Juan A. Caballero 02.11.2016 | 22:39
Hablar de participación supone fijar criterios sobre lo que queremos decir. Nuestra sociedad es tan compleja que existen muchos niveles de participación con objetivos muy diferentes y que afectan de manera desigual a las personas: una cosa es la participación en una sociedad anónima, en una cooperativa o en una asociación de amigos de la alcachofa o en asociaciones que defienden intereses muy concretos de sectores reducidos de la población y otra es la participación en lo público, en la gobernanza o en la consecución de objetivos generales que mejoran la calidad de vida de la ciudadanía.
Decía antes que nuestra sociedad es muy compleja y que participar en lo público exige un cierto nivel de organización. Algunos sectores lo hacen no sin dificultades, por ejemplo las ampas que se federan y se confederan para tener interlocución en cada nivel administrativo.
Por otro lado, las nuevas tecnologías crean el deslumbramiento y la ficción de la participación a través de la glorificación de lo personal y del nihilismo frente a lo colectivo. Una cosa es la circulación de información rápida y veraz por las redes (condición necesaria y positiva pero no suficiente) y otra creer que eso es la participación. Esta veneración a internet, a las redes y a la soledad frente al ordenador acaba siendo disgregación y atomización que siempre han sido compañeras del individualismo, de la impotencia y de la manipulación.
He reservado para el final lo que quiero subrayar de forma importante: existe un cauce de participación excepcional y único en Europa, general, democrático, transparente e independiente que puede actuar en todos los niveles políticos y sobre prácticamente todos los asuntos que afectan la calidad de vida de la población: el movimiento vecinal. No hay que inventar grandes cosas, el movimiento vecinal está ahí, estructurado en barrios, ciudades, autonomías y Estado. Si las instituciones creen en la participación ciudadana deben ayudar, sin reservas, a su reconocimiento social, a su estructura básica no profesional y a facilitar la incorporación de más y más ciudadanos y ciudadanas en los asuntos públicos. Reforzar el tejido social es una garantía democrática que refuerza la convivencia aumentando la interlocución representativa fuera y dentro de las instituciones. Gobernantes inteligentes no desaprovecharían la ocasión, aunque me temo que los prejuicios, la ignorancia, los deseos de control y los temores a lo desconocido tienen mayoría permanente en las instituciones.

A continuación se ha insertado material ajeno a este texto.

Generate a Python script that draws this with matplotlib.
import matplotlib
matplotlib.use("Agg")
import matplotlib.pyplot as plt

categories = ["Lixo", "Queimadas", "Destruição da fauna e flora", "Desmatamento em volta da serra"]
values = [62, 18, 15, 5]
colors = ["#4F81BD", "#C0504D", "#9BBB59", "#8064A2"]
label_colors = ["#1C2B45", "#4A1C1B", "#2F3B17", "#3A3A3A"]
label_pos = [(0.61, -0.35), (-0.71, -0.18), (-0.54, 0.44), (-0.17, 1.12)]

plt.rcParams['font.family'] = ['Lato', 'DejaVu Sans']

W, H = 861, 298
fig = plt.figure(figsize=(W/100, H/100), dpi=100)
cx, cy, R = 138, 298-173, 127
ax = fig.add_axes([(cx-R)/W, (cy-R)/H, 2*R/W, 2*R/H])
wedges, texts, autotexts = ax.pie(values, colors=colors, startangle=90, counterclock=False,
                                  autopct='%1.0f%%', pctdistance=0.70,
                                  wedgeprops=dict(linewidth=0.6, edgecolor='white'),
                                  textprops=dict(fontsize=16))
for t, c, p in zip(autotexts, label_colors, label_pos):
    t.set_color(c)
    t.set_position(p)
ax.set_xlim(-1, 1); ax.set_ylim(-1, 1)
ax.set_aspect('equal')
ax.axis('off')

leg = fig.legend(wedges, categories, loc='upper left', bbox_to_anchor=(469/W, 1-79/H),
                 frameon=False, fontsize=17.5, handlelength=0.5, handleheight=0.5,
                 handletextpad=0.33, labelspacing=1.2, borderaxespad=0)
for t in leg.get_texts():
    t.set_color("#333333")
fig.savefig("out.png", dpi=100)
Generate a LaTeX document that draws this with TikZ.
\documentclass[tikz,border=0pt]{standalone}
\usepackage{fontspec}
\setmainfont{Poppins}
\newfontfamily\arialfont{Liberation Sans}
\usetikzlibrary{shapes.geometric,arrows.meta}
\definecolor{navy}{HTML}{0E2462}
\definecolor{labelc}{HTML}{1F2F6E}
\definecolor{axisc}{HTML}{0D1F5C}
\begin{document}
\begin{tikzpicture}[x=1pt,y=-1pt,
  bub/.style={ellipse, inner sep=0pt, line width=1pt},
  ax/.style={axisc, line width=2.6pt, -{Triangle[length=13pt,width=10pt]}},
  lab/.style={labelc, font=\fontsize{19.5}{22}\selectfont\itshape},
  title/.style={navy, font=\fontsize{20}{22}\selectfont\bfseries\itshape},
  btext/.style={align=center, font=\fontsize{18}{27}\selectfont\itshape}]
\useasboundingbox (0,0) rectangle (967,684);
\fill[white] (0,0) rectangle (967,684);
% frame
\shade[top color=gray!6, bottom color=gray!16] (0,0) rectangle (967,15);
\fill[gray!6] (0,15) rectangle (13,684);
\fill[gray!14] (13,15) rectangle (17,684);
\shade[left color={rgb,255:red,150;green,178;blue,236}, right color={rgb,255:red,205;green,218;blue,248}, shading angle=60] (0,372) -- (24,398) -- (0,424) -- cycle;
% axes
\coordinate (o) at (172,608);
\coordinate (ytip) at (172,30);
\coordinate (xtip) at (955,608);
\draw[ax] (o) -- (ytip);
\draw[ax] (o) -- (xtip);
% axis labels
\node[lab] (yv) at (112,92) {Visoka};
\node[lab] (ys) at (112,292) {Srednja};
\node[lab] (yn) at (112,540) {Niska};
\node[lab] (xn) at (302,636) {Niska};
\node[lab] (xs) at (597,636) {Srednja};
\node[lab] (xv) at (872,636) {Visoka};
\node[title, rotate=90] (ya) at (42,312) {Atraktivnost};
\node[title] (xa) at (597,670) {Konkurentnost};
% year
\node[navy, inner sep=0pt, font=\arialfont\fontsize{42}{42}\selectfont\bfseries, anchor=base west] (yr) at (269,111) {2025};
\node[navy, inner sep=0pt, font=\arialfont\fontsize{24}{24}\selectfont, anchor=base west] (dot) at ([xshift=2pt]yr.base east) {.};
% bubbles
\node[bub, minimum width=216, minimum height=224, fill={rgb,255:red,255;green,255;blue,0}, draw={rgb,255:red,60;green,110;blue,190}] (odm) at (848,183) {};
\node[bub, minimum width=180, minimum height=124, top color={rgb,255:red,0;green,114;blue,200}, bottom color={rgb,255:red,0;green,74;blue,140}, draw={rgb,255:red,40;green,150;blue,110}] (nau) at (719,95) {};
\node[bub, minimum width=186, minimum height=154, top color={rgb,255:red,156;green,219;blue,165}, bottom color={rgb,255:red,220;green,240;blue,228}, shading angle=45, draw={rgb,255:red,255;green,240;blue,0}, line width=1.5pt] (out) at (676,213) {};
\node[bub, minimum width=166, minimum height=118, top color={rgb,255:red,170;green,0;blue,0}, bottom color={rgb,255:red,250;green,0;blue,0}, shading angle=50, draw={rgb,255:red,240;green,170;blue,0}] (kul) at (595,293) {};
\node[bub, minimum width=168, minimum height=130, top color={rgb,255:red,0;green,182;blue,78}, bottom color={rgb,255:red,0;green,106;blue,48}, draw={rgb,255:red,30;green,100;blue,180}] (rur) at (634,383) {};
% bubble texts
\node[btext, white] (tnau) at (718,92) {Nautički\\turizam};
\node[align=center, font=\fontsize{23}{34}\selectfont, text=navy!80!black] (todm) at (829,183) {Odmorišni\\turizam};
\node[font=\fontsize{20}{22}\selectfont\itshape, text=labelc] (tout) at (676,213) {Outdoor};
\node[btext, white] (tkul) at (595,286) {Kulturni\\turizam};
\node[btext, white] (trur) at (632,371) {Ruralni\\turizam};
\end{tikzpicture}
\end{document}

Resulta irritante que los cambios de gobiernos municipales y autonómicos miren de perfil a las asociaciones vecinales, retrotrayéndose a épocas que creíamos ya superadas, como si hubieran descubierto las Américas. Una auténtica decepción.
Así pues, la prueba del algodón: si las instituciones creen en la participación apoyarán a las asociaciones de vecinos y sus estructuras. Lo contrario es paripé, postureo y engaño a la ciudadanía sin más.